Opened 10 years ago
Closed 10 years ago
#7525 closed Bugs (fixed)
Wrong clock_string<system_clock>::since() on Windows
Reported by: | Owned by: | viboes | |
---|---|---|---|
Milestone: | Boost 1.53.0 | Component: | chrono |
Version: | Boost 1.51.0 | Severity: | Cosmetic |
Keywords: | chrono system_clock windows | Cc: |
Description
clock_string<system_clock>::since() should return "since Jan 1, 1601" on Windows platform because FILETIME struct used in implementation is counted since specified date: http://msdn.microsoft.com/en-us/library/windows/desktop/ms724284.aspx.
Change History (12)
comment:1 by , 10 years ago
Status: | new → assigned |
---|
comment:2 by , 10 years ago
Hi,
I believed that just changing the clock_string<system_clock>::since() for windows will be enough. However, if we want to be able to read a time_point output generated by a Windows machine from a Linux machine the parser needs to be aware of the differences.
An alternative is to use always "since Jan 1, 1900" and adapt the operators << and >> only on Windows machines. What do you think?
comment:3 by , 10 years ago
I think this is not an option because user will be confused why value of time_since_epoch() is different from printed value. Let's keep printed data the same as stored. I don't see the real problem in epoch difference between Window and Linux. Standard tells nothing about epoch concrete value or its exchangeability. And user always can convert time_point to time_t or user's own format to send data outside. But if you still want to make epoch the same on Windows and Linux, add conversion to now() function (to have time_since_epoch() the same on both platforms) but not to operator << and >>. Thank you
comment:4 by , 10 years ago
Resolution: | → wontfix |
---|---|
Status: | assigned → closed |
I have decided to don't fix as after the patch in #7868 version 2 for chrono/io works. Version 2 outputs a date instead of the time "since Jan 1, 1900" which solves the issue. Version 2 will be the default since version Boost 1.55.

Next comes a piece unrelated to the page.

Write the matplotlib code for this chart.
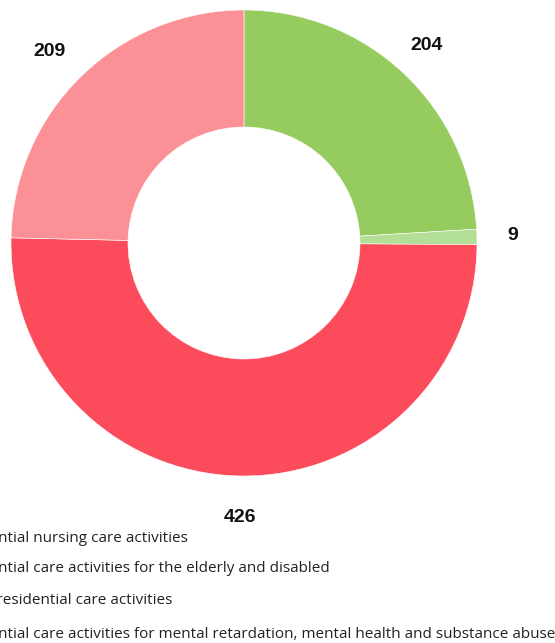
import matplotlib
matplotlib.use("Agg")
import matplotlib.pyplot as plt

categories = [
    "Residential nursing care activities",
    "Residential care activities for the elderly and disabled",
    "Other residential care activities",
    "Residential care activities for mental retardation, mental health and substance abuse",
]
values = [204, 9, 426, 209]
colors = ["#96cc5f", "#b2de96", "#fc4b5b", "#fb9196"]
value_labels = ["204", "9", "426", "209"]

W, H = 555, 643
fig = plt.figure(figsize=(W / 100, H / 100), dpi=100)
ax = fig.add_axes([0, 0, 1, 1])

cx, cy = 244, H - 243
R = 233
ax.pie(values, colors=colors, startangle=90, counterclock=False,
       center=(cx, cy), radius=R,
       wedgeprops=dict(width=117, edgecolor="white", linewidth=0.4))
ax.set_xlim(0, W)
ax.set_ylim(0, H)
ax.set_aspect("equal")
ax.axis("off")

label_pos = [(427, 45), (513, 236), (240, 518), (50, 52)]
for (x, y), t in zip(label_pos, value_labels):
    ax.text(x, H - y, t, ha="center", va="center", fontsize=14,
            fontweight="bold", family="Liberation Sans", color="#111111")

legend_font = dict(fontsize=11, family="Open Sans", color="#222222")
renderer = fig.canvas.get_renderer()
probe = ax.text(0, 0, "Reside", **legend_font)
prefix_w = probe.get_window_extent(renderer).width
probe.remove()

leg_y = [538, 569, 601, 634]
for y, c in zip(leg_y, categories):
    ax.text(-prefix_w - 2, H - y, c, ha="left", va="center", **legend_font)

fig.savefig("out.png", dpi=100)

comment:5 by , 10 years ago
Resolution: | wontfix |
---|---|
Status: | closed → reopened |
Thinking a little bit more on that I don't see why clock_string<system_clock>::since() should return "since Jan 1, 1601" as e.g. std::time_t represents a date after midnight, January 1, 1970, UTC.

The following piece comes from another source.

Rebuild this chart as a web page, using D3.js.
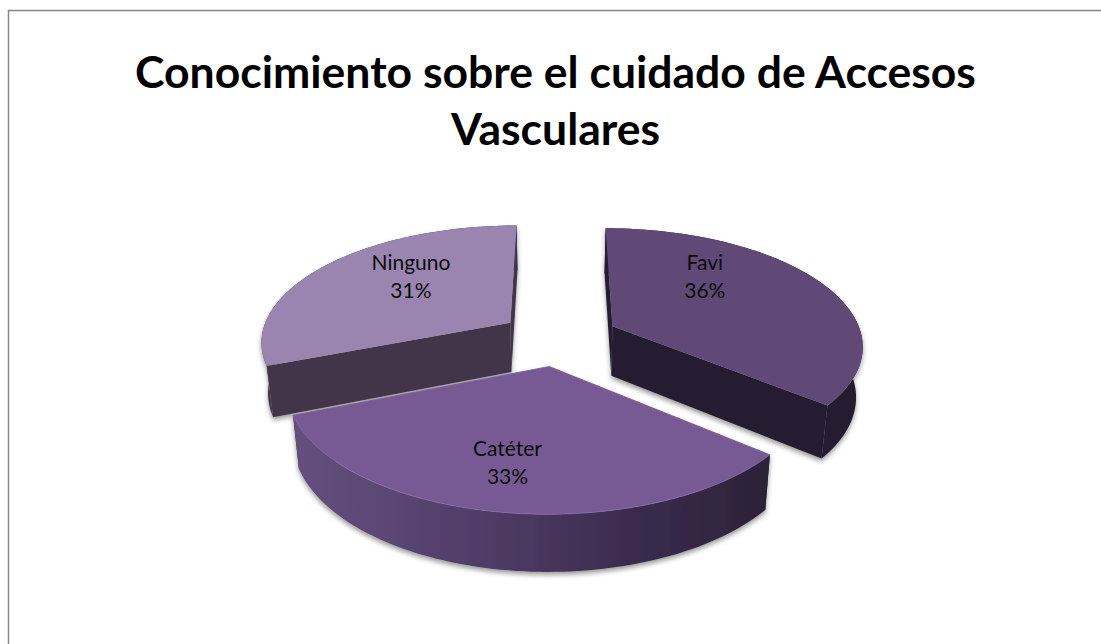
<!DOCTYPE html>
<html><head><meta charset="utf-8">
<script src="https://d3js.org/d3.v7.min.js"></script>
<style>html,body{margin:0;padding:0;background:#fff}svg{display:block}</style>
</head><body><svg id="c" width="1101" height="644"></svg>
<script>
const categories = ["Favi", "Catéter", "Ninguno"];
const values = [36, 33, 31];
const titleLines = ["Conocimiento sobre el cuidado de Accesos", "Vasculares"];
const topColors = ["#614a77", "#775a93", "#9a85b0"];
const wallColors = ["#271e33", "#2e2339", "#42364a"];
const labelNudges = [[-14,-26],[-19,30],[-4,-16]];

const W=1101,H=644, cx=559, cy=338, depth=50, persp=0.15, explode=0.24;
const sx=d3.scaleLinear().domain([0,1]).range([0,250]);
const sy=d3.scaleLinear().domain([0,1]).range([0,116]);
const project=(u,v,z=0)=>{const w=1/(1-persp*v);return [cx+sx(u)*w*(1-0.022*z), cy+sy(v)*w+z*depth*Math.pow(w,0.7)];};
const svg=d3.select("#c");
const defs=svg.append("defs");
const f=defs.append("filter").attr("id","sh").attr("x","-10%").attr("y","-10%").attr("width","120%").attr("height","125%");
f.append("feGaussianBlur").attr("in","SourceAlpha").attr("stdDeviation",2.5).attr("result","b");
f.append("feOffset").attr("in","b").attr("dx",0).attr("dy",3).attr("result","o");
f.append("feComponentTransfer").attr("in","o").attr("result","t").append("feFuncA").attr("type","linear").attr("slope",0.4);
const fm=f.append("feMerge");fm.append("feMergeNode").attr("in","t");fm.append("feMergeNode").attr("in","SourceGraphic");
const g=defs.append("linearGradient").attr("id","outer").attr("gradientUnits","userSpaceOnUse").attr("x1",293).attr("x2",768).attr("y1",0).attr("y2",0);
[[0,"#64507e"],[0.4,"#4f3d67"],[0.7,"#3b2c4e"],[1,"#2c2238"]].forEach(s=>g.append("stop").attr("offset",s[0]).attr("stop-color",s[1]));

svg.append("path").attr("d","M8.5,644V10.5H1101").attr("fill","none").attr("stroke","#868686").attr("stroke-width",1.5);
const title=svg.append("text").attr("text-anchor","middle").attr("font-family","Lato, 'Open Sans', sans-serif").attr("font-weight",700).attr("font-size",44.5).attr("fill","#000");
titleLines.forEach((t,i)=>title.append("tspan").attr("x",555.5).attr("y",88+i*57).text(t));

const arcs=d3.pie().sort(null).value(d=>d)(values);
const line=d3.line();
const range=(a,b,n=80)=>d3.range(n+1).map(i=>a+(b-a)*i/n);
const order=[2,0,1];
order.forEach(i=>{
  const a=arcs[i], mid=(a.startAngle+a.endAngle)/2;
  const ax=explode*Math.sin(mid), ay=-explode*Math.cos(mid);
  const pt=(t,z=0)=>project(ax+Math.sin(t),ay-Math.cos(t),z);
  const ap=(z=0)=>project(ax,ay,z);
  const s=svg.append("g").attr("filter","url(#sh)");
  const wall=d=>line(d)+"Z";
  s.append("path").attr("d",wall([ap(),pt(a.startAngle),pt(a.startAngle,1),ap(1)])).attr("fill",wallColors[i]);
  s.append("path").attr("d",wall([ap(),pt(a.endAngle),pt(a.endAngle,1),ap(1)])).attr("fill",wallColors[i]);
  const ts=range(a.startAngle,a.endAngle);
  s.append("path").attr("d",wall(ts.map(t=>pt(t)).concat(ts.slice().reverse().map(t=>pt(t,1))))).attr("fill",i===1?"url(#outer)":wallColors[i]);
  s.append("path").attr("d",wall([ap()].concat(ts.map(t=>pt(t))))).attr("fill",topColors[i]).attr("stroke",i===1?"#8a70a8":"none").attr("stroke-width",i===1?0.8:0);
});
arcs.forEach((a,i)=>{
  const mid=(a.startAngle+a.endAngle)/2;
  const ax=explode*Math.sin(mid), ay=-explode*Math.cos(mid);
  const p=project(ax+0.5*Math.sin(mid),ay-0.5*Math.cos(mid));
  const t=svg.append("text").attr("text-anchor","middle").attr("font-family","Lato, 'Open Sans', sans-serif").attr("font-size",21).attr("fill","#0a0a0a");
  const x=p[0]+labelNudges[i][0], y=p[1]+labelNudges[i][1];
  t.append("tspan").attr("x",x).attr("y",y-7).text(categories[i]);
  t.append("tspan").attr("x",x).attr("y",y+21).text(values[i]+"%");
});
</script></body></html>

Anyway, I have reopened it as the output is not correct.
follow-up: 7 comment:6 by , 10 years ago
Because time_t is a number of seconds since January 1, 1970, UTC. But system_clock on Windows is a number of ticks since Jan 1, 1601.
comment:7 by , 10 years ago
Replying to oliora@…:
Because time_t is a number of seconds since January 1, 1970, UTC. But system_clock on Windows is a number of ticks since Jan 1, 1601.
I agree. I will fix the system clock so that count() give the periods "since January 1, 1970, UTC".
comment:8 by , 10 years ago
Are you going to fix number of ticks that time_point<system_clock> keeps internally? I.e. convert ('since' from system specific time) to ('since' January 1, 1970) on every platform? If so, it looks like good solution (for me at least).
follow-up: 10 comment:9 by , 10 years ago
Are you going to do this conversion only once, inside system_clock::now() ?
comment:10 by , 10 years ago
Replying to oliora@…:
Are you going to do this conversion only once, inside system_clock::now() ?
Yes.
comment:11 by , 10 years ago
There is an issue with gmtime on Windows when the time_t parameter is < 0. I have added an internal implementation for this function in Changeset [82562].
Then I have made that system clock counts periods "since January 1, 1970, UTC" And activated the use of the internal gmtime function on windows in Changeset [82563].
This should fix the issue for both Boost.Chrono versions, 1 or 2.
comment:12 by , 10 years ago
Milestone: | To Be Determined → Boost 1.53.0 |
---|---|
Resolution: | → fixed |
Status: | reopened → closed |
Thanks for catching this. I will fix it as soon as possible.